If art was once a place we entered on tiptoe, almost with a sense of sacredness, today it has turned into a 24/7 fast-food counter, where every image is a quick bite — badly chewed and swallowed even worse.
And yet, in this bulimic way of looking, there is something deeply tender and romantic. We are desperately hungry for beauty. We search for meaning in the chaos of our days and hope to find it in the harmony of a photograph, in the warm tone of a filter, in the perfection of a frame.
At its core, it is a need for love: the desire to make our lives less grey, less ordinary. But this is exactly where we stumble. Beauty is no longer a gift that stops our heart for a moment — it has become a currency.
Our Relationship with Images: When We No Longer Look, but Consume
The point is that we no longer ask a work of art, “What do you want to tell me?”. We ask, “What can you do for me?”. The image has become an accessory — a fragment of our identity to show others, like a pin on a jacket.
When we stand in front of something truly beautiful, our first instinct is no longer to stay still and let it shake us, but to pull out our phone. We have to “capture” it, lock it inside a file, take it with us so we can shout to the world that we were there. But the moment we possess it, we have already killed it. It is no longer a living emotion — just a trophy in a gallery.
This constant rush is wearing us down. The screen flattens everything: a breathtaking sunset occupies the same space as a plate of pasta or a terrible piece of news. Everything flows under our thumb at the same speed, lasting only a few seconds before disappearing into nothing.
It is a form of cannibalism that leaves us anesthetized: our eyes are full of stimuli, but our minds and hearts remain painfully hungry.
Perhaps, to feel well again, we should relearn how to fast. Or at least how to slow down. We should give back to what we see the right not to be used, but simply admired.
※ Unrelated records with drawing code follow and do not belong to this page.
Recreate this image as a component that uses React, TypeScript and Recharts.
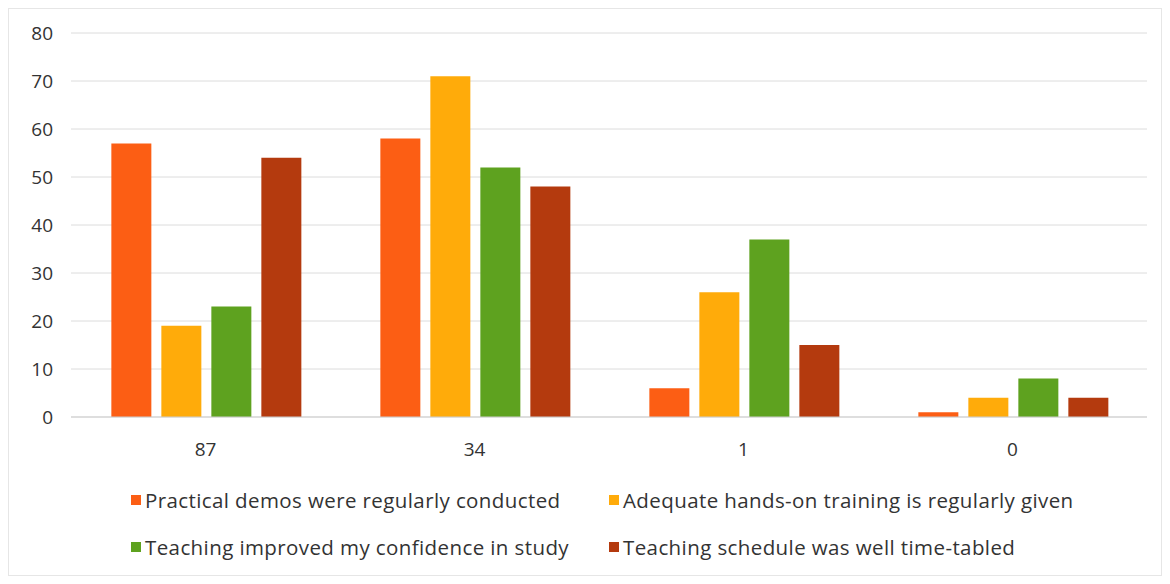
import React from "react";
import { BarChart, Bar, XAxis, YAxis, CartesianGrid, Legend } from "recharts";

const categories = ["87", "34", "1", "0"];
const practicalDemos = [57, 58, 6, 1];
const handsOnTraining = [19, 71, 26, 4];
const confidence = [23, 52, 37, 8];
const schedule = [54, 48, 15, 4];
const yTicks = [0, 10, 20, 30, 40, 50, 60, 70, 80];

const seriesNames = [
  "Practical demos were regularly conducted",
  "Adequate hands-on training is regularly given",
  "Teaching improved my confidence in study",
  "Teaching schedule was well time-tabled",
];
const colors = ["#FC5E14", "#FFAB0A", "#5EA21F", "#B43A0E"];

const data = categories.map((c, i) => ({
  cat: c,
  s0: practicalDemos[i],
  s1: handsOnTraining[i],
  s2: confidence[i],
  s3: schedule[i],
}));

const FONT = "'Open Sans', 'Noto Sans', sans-serif";

const LegendContent = () => {
  const items = seriesNames.map((name, i) => (
    <div
      key={i}
      style={{
        position: "absolute",
        left: i % 2 === 0 ? 122 : 600,
        top: i < 2 ? 19 : 66,
        display: "flex",
        alignItems: "center",
        whiteSpace: "nowrap",
      }}
    >
      <span
        style={{
          display: "inline-block",
          width: 10,
          height: 10,
          background: colors[i],
          marginRight: 4,
        }}
      />
      <span style={{ fontFamily: FONT, fontSize: 20.5, letterSpacing: 0.4, color: "#333" }}>{name}</span>
    </div>
  ));
  return <div style={{ position: "relative", width: 1152, height: 108 }}>{items}</div>;
};

export default function App() {
  return (
    <div
      style={{
        width: 1154,
        height: 568,
        background: "#fff",
        border: "1px solid #e6e6e6",
        boxSizing: "border-box",
      }}
    >
      <BarChart
        width={1152}
        height={566}
        data={data}
        margin={{ top: 24, right: 14, left: 0, bottom: 0 }}
        barCategoryGap="15%"
        barGap={10}
      >
        <CartesianGrid vertical={false} stroke="#dcdcdc" />
        <XAxis
          dataKey="cat"
          height={50}
          tickLine={false}
          axisLine={{ stroke: "#cfcfcf" }}
          tickSize={0}
          tickMargin={26}
          tick={{ fontFamily: FONT, fontSize: 19, fill: "#333" }}
        />
        <YAxis
          width={62}
          domain={[0, 80]}
          ticks={yTicks}
          tickLine={false}
          axisLine={false}
          tickSize={0}
          tickMargin={18}
          tick={{ fontFamily: FONT, fontSize: 19, fill: "#333" }}
        />
        <Legend verticalAlign="bottom" height={108} content={<LegendContent />} />
        <Bar dataKey="s0" name={seriesNames[0]} fill={colors[0]} isAnimationActive={false} />
        <Bar dataKey="s1" name={seriesNames[1]} fill={colors[1]} isAnimationActive={false} />
        <Bar dataKey="s2" name={seriesNames[2]} fill={colors[2]} isAnimationActive={false} />
        <Bar dataKey="s3" name={seriesNames[3]} fill={colors[3]} isAnimationActive={false} />
      </BarChart>
    </div>
  );
}
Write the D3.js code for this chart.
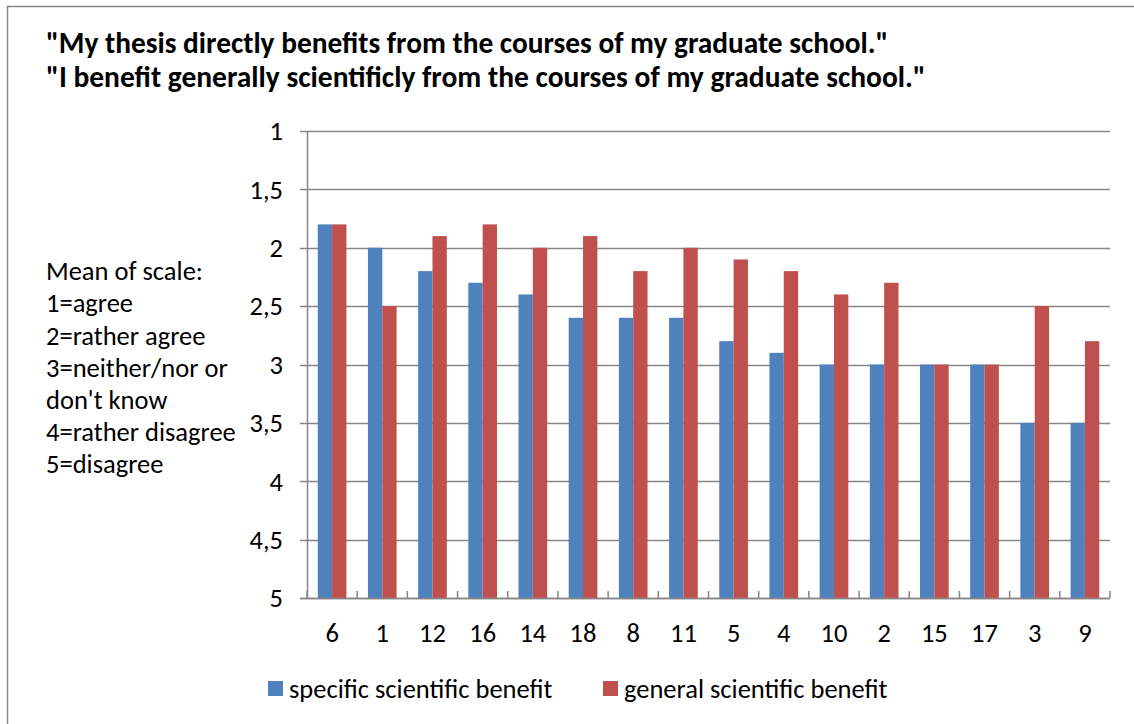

We should have the courage to look at something beautiful without feeling the need to photograph it — letting it remain a secret meant only for us. Perhaps only when we stop devouring the world will we finally start seeing it again.

Looking as a Radical Act
Maybe the problem is not how many images we see, but how little time we allow them to stay with us. We have turned looking into an automatic, fast, defensive gesture.
We look in order not to feel. We archive in order not to stop. But art — real art — does not ask to be saved. It asks to be crossed.
Recovering a slow gaze today is a radical act. It means stepping away from the flow, choosing silence over sharing, experience over proof. It means accepting that not everything needs to be shown, explained, monetized.
Perhaps we do not need more images — but to radically rethink our relationship with images.